The present invention relates to a hardware mechanism for performing thread-level speculative parallel execution.
In real time transaction applications, response time is one of the most important indicators to customers. However, response times depend largely on the single thread performance of the processor. In recent years, however, the growth rate of single-thread performance is slowing down.
Thread-level speculative parallel execution is one well-known response. Thread-level speculative parallel execution speeds up the execution of single-thread programs by allowing a compiler or programmer to speculatively parallelize a single-thread program. This typically requires a complicated hardware mechanism.
Hardware transaction memory is one technique used to speed up execution. In hardware transaction memory, a transaction is a sequence of instructions between special instructions such as transaction begins and transaction end. When a data access conflict occurs between two transactions being executed in parallel such as read-after-write, write-after-write, and read-after-read conflicts, the hardware cancels the execution of the transaction.
However, thread-level speculative parallel execution cannot be performed by the hardware transaction memory alone. Thread-level speculative parallel execution requires the completion of transactions in order. However, the runtime for controlling the completion order causes transaction conflicts.
The following prior art technologies are known to be related to this.
Laid-open Patent Publication No. 2009-521767 describes software transaction memory (STM) access processing which is executed when the preceding hardware transaction memory (HTM) access processing fails.

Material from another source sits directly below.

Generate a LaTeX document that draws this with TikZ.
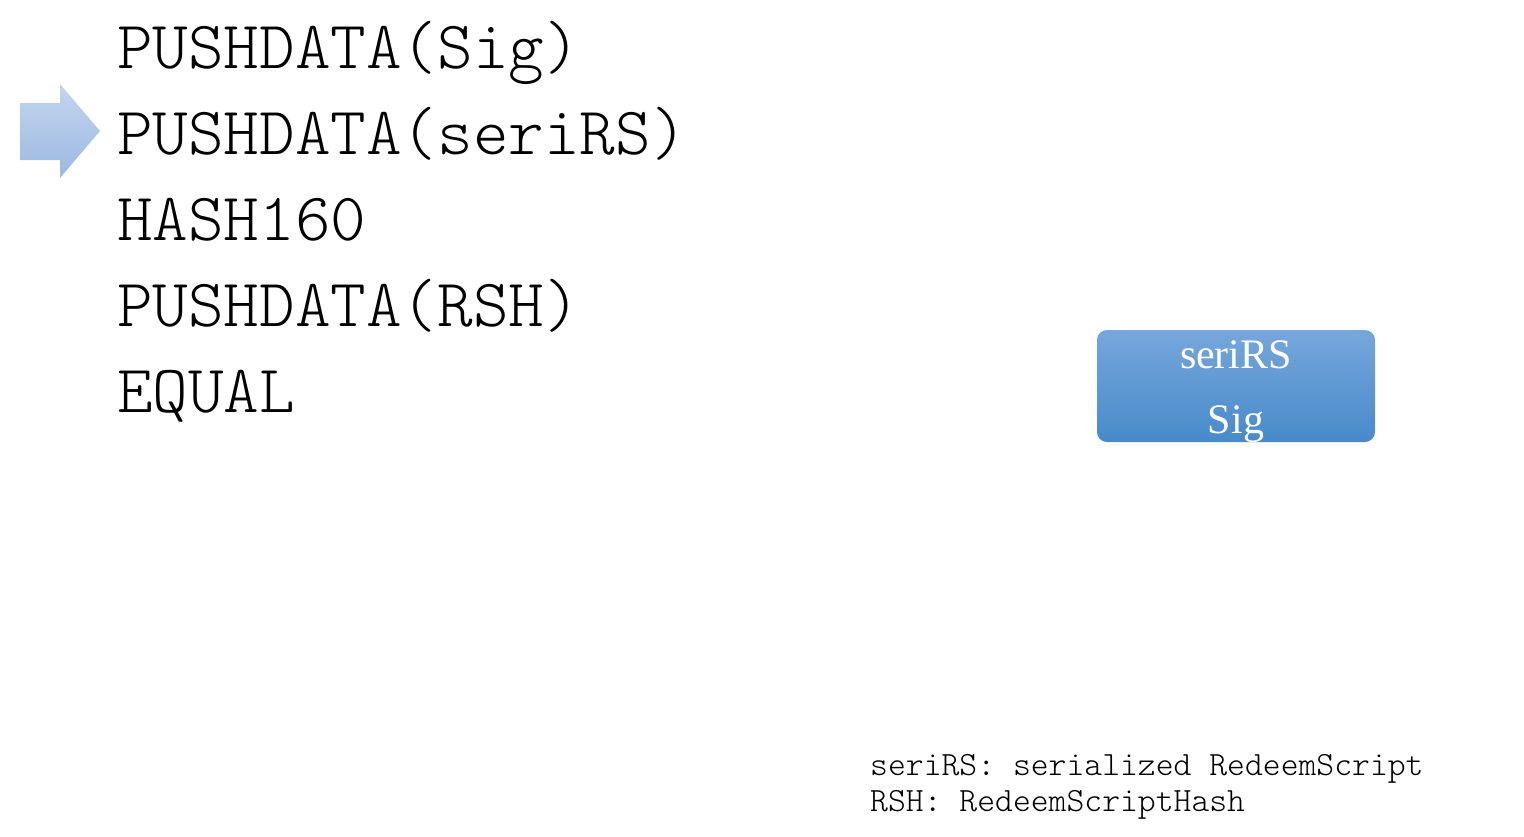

Laid-open Patent Publication No. 2010-532053 describes the use of transaction memory hardware to facilitate the updating of a dispatch table in a multi-thread environment utilizing an atomic commit function. Here, an emulator uses a dispatch table stored in the main memory to convert a guest program counter to a host program counter.
PCT Publication No. WO2010/001736 describes a multi-processor system including a plurality of processors for executing multi-threads in the processing of data, and a data processing control unit for determining satisfactory conditions allowing the processors to execute the threads in order, and for starting the execution of each thread so as to satisfy these conditions.
U.S. Pat. No. 8,151,252 describes the speculative parallelization of a program using transactional memory by scoping program variables during compilation, and by inserting code into the program during compilation. In this technique, the scoping is determined based on whether a scalar variable being scoped is involved in inter-loop non-reduction data dependencies, whether the scalar variable is used outside the loop defining it, and at what point in a loop the scalar variable is defined.
Architecture based on thread-level speculation is presented in Jeffrey Thomas Oplinger,” Enhancing Software Reliability with Speculative Threads”, Graduate Studies of Stanford University, August 2004. A programmer can use this to add monitoring code for checking the execution of a program. This architecture mitigates speed reductions when the monitoring code is executed speculatively in parallel with the main computations. In order to recover from an error, the programmer can define transactions with fine granularity. Side effects of these transactions are committed or aborted via program control. These transactions are implemented efficiently via thread-level hardware support.
A hybrid conflict management mechanism is presented in Ruben Titos, Manuel E. Acacio, Jose M. Garcia,” Speculation-Based Conflict Resolution in Hardware Transaction Memory”, Parallel & Distributed Processing, 2009. IPDPS 2009. IEEE International Symposium on 23-29 May 2009. In hardware transaction memory, this hybrid conflict management mechanism uses a mechanism with an enthusiastic policy as the base, but combines the advantages of an enthusiastic policy with a lazy policy to allow many conflict-prone transactions to coexist.